--- What is being asked ---
Copy each line that contains the string "this".

--- Task data ---
** Begin **

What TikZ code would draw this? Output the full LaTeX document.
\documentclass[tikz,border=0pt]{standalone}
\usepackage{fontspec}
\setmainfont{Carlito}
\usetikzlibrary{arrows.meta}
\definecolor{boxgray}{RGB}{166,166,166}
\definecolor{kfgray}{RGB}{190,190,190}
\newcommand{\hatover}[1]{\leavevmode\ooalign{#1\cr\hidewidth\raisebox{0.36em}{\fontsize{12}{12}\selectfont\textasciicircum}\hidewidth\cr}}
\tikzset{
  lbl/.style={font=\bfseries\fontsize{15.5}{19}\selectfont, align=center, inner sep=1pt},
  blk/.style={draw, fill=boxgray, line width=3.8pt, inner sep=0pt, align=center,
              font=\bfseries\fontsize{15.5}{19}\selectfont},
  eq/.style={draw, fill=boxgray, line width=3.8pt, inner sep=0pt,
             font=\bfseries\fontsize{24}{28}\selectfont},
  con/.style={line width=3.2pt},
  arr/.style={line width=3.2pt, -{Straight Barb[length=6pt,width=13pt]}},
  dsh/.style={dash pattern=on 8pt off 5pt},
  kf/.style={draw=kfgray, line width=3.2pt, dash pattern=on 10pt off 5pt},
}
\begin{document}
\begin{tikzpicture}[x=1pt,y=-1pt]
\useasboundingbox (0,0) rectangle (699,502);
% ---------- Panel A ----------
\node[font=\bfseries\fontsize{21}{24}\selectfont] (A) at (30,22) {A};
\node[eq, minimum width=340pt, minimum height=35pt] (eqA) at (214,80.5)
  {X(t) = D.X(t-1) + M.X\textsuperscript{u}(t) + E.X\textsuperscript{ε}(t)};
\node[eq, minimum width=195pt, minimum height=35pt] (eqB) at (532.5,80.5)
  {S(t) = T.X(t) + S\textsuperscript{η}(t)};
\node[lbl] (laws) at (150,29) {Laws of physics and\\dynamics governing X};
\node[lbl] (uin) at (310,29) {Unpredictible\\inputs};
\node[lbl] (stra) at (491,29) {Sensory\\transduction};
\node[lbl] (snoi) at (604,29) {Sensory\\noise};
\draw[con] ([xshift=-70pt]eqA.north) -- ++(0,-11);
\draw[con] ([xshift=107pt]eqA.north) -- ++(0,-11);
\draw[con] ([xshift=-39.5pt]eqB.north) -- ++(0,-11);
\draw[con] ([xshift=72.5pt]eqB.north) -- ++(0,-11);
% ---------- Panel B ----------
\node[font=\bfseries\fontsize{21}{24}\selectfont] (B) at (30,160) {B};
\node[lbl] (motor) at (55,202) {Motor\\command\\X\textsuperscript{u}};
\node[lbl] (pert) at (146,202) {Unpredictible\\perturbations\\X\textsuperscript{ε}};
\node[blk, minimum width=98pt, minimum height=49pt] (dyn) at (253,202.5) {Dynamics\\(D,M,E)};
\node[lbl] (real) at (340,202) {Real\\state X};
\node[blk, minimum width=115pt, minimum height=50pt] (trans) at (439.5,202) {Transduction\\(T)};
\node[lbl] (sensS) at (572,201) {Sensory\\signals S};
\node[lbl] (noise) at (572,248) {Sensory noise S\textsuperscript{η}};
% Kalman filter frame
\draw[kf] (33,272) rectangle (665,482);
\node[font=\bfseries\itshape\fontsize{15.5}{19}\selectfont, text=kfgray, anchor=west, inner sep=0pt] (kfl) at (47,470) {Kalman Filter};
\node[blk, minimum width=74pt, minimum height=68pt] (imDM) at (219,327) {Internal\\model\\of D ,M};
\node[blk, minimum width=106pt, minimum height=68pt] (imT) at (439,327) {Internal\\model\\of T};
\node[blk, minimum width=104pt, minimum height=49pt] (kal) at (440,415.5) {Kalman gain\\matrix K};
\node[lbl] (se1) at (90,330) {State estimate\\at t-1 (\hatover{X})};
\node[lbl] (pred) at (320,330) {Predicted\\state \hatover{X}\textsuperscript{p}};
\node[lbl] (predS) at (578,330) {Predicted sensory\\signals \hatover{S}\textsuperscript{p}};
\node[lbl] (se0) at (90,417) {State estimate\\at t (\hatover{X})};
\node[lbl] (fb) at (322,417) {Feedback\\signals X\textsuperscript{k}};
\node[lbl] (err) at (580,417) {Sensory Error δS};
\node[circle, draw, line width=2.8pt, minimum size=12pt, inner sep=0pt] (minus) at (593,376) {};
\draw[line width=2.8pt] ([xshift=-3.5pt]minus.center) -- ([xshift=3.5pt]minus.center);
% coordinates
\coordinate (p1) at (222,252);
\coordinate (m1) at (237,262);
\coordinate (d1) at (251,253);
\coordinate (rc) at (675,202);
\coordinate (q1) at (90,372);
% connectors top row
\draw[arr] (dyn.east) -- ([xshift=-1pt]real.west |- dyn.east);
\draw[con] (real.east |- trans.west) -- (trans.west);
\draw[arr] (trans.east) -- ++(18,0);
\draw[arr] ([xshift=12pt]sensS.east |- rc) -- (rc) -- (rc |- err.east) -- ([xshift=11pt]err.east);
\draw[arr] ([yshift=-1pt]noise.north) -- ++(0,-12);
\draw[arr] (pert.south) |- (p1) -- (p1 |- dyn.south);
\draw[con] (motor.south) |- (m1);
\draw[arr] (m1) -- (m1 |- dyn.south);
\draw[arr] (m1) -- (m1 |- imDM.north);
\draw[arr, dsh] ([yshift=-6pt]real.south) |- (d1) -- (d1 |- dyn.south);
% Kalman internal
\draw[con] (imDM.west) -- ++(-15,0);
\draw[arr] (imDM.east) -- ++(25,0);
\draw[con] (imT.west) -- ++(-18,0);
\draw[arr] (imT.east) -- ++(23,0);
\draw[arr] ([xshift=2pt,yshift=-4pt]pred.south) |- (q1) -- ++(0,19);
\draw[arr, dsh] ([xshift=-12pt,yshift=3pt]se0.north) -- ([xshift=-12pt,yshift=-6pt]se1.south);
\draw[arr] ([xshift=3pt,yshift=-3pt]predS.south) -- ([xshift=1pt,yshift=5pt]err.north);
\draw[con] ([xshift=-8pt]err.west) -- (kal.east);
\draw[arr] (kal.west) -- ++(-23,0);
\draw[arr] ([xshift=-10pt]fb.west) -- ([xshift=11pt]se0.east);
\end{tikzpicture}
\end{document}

** End **
** Begin **

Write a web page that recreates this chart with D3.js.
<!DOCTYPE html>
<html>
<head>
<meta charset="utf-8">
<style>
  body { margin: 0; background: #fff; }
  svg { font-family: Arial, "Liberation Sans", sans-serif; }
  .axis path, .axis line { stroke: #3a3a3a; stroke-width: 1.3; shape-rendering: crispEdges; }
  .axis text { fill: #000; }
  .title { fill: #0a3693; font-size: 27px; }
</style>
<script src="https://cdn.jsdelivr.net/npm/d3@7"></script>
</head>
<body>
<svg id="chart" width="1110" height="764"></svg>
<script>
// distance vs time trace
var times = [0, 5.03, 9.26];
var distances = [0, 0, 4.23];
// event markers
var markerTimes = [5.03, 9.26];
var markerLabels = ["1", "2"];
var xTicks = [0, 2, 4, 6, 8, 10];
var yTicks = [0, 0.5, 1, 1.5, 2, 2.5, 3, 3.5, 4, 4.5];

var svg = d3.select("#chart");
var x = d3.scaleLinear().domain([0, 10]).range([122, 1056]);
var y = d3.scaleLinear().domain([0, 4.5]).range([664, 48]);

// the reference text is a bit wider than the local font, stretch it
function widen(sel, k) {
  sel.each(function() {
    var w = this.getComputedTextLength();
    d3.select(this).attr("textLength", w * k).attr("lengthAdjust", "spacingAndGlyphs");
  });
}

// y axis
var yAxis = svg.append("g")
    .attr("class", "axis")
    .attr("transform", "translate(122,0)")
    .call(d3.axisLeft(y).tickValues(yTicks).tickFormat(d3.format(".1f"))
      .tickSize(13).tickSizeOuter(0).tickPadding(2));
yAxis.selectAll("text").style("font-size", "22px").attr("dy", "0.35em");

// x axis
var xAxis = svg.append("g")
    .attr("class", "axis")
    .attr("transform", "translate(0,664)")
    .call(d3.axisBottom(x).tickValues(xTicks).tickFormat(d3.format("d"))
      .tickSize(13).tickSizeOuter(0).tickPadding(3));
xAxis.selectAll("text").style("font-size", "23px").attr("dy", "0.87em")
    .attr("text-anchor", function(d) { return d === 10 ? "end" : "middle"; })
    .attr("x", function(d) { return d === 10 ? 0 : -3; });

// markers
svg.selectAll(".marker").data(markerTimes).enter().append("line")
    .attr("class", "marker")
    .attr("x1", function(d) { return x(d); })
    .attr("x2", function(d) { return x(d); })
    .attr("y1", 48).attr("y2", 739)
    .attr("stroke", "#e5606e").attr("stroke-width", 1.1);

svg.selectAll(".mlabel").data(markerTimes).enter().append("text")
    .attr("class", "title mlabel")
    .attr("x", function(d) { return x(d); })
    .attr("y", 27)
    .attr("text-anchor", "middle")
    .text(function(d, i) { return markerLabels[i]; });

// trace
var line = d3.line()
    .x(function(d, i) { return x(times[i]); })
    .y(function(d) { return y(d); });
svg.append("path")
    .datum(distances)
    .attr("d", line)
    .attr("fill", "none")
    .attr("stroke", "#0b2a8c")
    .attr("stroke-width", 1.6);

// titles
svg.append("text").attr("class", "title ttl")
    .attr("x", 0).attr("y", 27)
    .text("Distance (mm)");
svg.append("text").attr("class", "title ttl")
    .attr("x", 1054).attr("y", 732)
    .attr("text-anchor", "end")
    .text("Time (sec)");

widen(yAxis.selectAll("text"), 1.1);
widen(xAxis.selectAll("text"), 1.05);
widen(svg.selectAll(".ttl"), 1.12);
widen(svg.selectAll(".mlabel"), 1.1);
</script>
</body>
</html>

** End **

--- Answer for the task ---
What TikZ code would draw this? Output the full LaTeX document.
Write a web page that recreates this chart with D3.js.
    var w = this.getComputedTextLength();
    d3.select(this).attr("textLength", w * k).attr("lengthAdjust", "spacingAndGlyphs");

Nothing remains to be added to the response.